Work actually began on the creation of a recycling scheme for bike tyres after a 2018 survey carried out by the Association of Cycle Traders (ACT), found that a whopping 44,000 tonnes of bicycle tyres and inner tubes end up in landfill each year. This will only increase as more people get on their bikes to avoid using public transport or to take more exercise outdoors while there are still lockdown restrictions in place.
How else can you recycle your bike tyres and inner tubes?
The recycling scheme was supposed to be introduced sooner, but because of the coronavirus pandemic, its introduction has been delayed. But if you want to recycle your tyres in the meantime, you can take them to a council recycling centre. Be aware though that there will be restrictions in place, so check what you need to do before you go.
If you need to dispose of inner tubes, Cycle of Good is an organisation that collects inner tubes from collection points across England and Wales and sends them off to Malawi, where local people are employed to turn them into products that are then sold on. You can find more about their scheme here.
How else can you be an environmentally friendly cyclist?

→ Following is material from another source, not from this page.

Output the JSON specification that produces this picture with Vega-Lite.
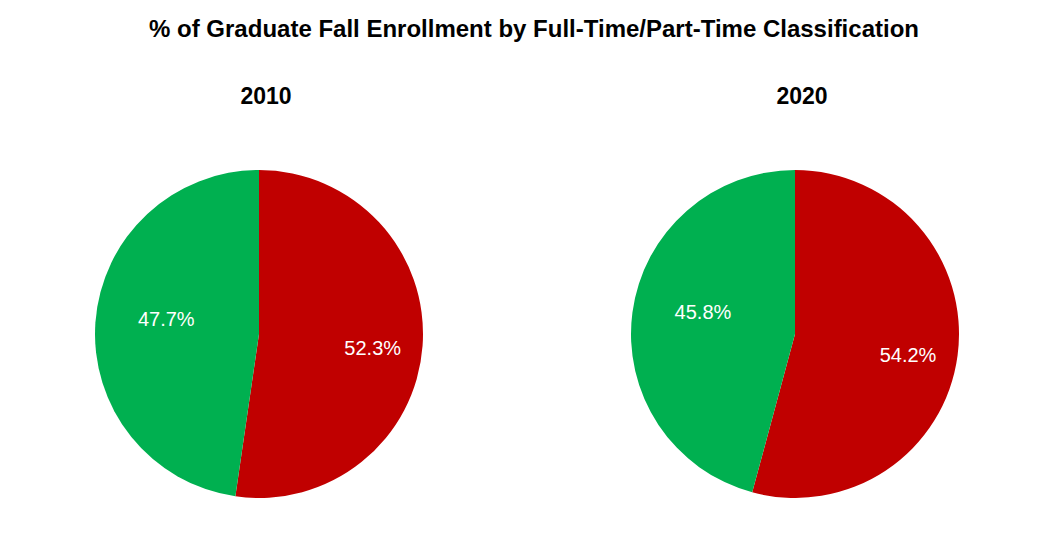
{
  "$schema": "https://vega.github.io/schema/vega-lite/v6.json",
  "background": "white",
  "padding": {"left": 95, "top": 18, "right": 0, "bottom": 0},
  "title": {
    "text": "% of Graduate Fall Enrollment by Full-Time/Part-Time Classification",
    "font": "Liberation Sans",
    "fontSize": 24,
    "fontWeight": "bold",
    "color": "black",
    "anchor": "middle",
    "offset": 44,
    "dx": 7
  },
  "data": {
    "values": [
      {"year": "2010", "Type": "Full-Time", "pct": 0.523},
      {"year": "2010", "Type": "Part-Time", "pct": 0.477},
      {"year": "2020", "Type": "Full-Time", "pct": 0.542},
      {"year": "2020", "Type": "Part-Time", "pct": 0.458}
    ]
  },
  "spacing": 208,
  "hconcat": [
    {
      "transform": [{"filter": "datum.year == '2010'"}],
      "title": {"text": "2010", "font": "Liberation Sans", "fontSize": 23, "fontWeight": "bold", "color": "black", "anchor": "middle", "offset": 61, "dx": 7},
      "width": 328,
      "height": 328,
      "layer": [
        {
          "mark": {"type": "arc"},
          "encoding": {
            "theta": {"field": "pct", "type": "quantitative", "stack": true},
            "order": {"field": "Type", "type": "nominal", "sort": "ascending"},
            "color": {"field": "Type", "type": "nominal", "scale": {"domain": ["Full-Time", "Part-Time"], "range": ["#C00000", "#00B050"]}, "legend": null}
          }
        },
        {
          "mark": {"type": "text", "radius": 113, "font": "Liberation Sans", "fontSize": 20, "color": "white", "baseline": "middle", "align": "center",
            "dx": {"expr": "datum.Type == 'Part-Time' ? 20 : 1"},
            "dy": {"expr": "datum.Type == 'Part-Time' ? -6 : 7"}},
          "encoding": {
            "theta": {"field": "pct", "type": "quantitative", "stack": true},
            "order": {"field": "Type", "type": "nominal", "sort": "ascending"},
            "text": {"field": "pct", "type": "quantitative", "format": ".1%"}
          }
        }
      ]
    },
    {
      "transform": [{"filter": "datum.year == '2020'"}],
      "title": {"text": "2020", "font": "Liberation Sans", "fontSize": 23, "fontWeight": "bold", "color": "black", "anchor": "middle", "offset": 61, "dx": 7},
      "width": 328,
      "height": 328,
      "layer": [
        {
          "mark": {"type": "arc"},
          "encoding": {
            "theta": {"field": "pct", "type": "quantitative", "stack": true},
            "order": {"field": "Type", "type": "nominal", "sort": "ascending"},
            "color": {"field": "Type", "type": "nominal", "scale": {"domain": ["Full-Time", "Part-Time"], "range": ["#C00000", "#00B050"]}, "legend": null}
          }
        },
        {
          "mark": {"type": "text", "radius": 113, "font": "Liberation Sans", "fontSize": 20, "color": "white", "baseline": "middle", "align": "center",
            "dx": {"expr": "datum.Type == 'Part-Time' ? 20 : 1"},
            "dy": {"expr": "datum.Type == 'Part-Time' ? -6 : 7"}},
          "encoding": {
            "theta": {"field": "pct", "type": "quantitative", "stack": true},
            "order": {"field": "Type", "type": "nominal", "sort": "ascending"},
            "text": {"field": "pct", "type": "quantitative", "format": ".1%"}
          }
        }
      ]
    }
  ],
  "config": {"view": {"stroke": null}}
}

- If you’re going on long rides, wrap your snacks in recyclable aluminium foil and take a reusable water bottle with you.
- When you clean or repair your bike, choose eco-friendly products.
- Try to find sustainable cycling clothing. A lot of cycling gear is made from nylon, which is a type of plastic, so try to find sustainable alternatives wherever possible.
- Use a bike wherever you can. Don’t just use your bike for weekend leisure rides, aim to make it your most used form of transportation. Go to work on it, go to the shops on it, the world is your oyster! If you feel that distance or something else prohibits you from using your bike more, consider investing in an electric bike.
Invest in a bike that’s built to last. Good quality bikes can cost thousands of pounds, but you don’t necessarily have to spend a small fortune to get a good bike. The best bike for you and for the environment is one that you will use often and keep using for years to come.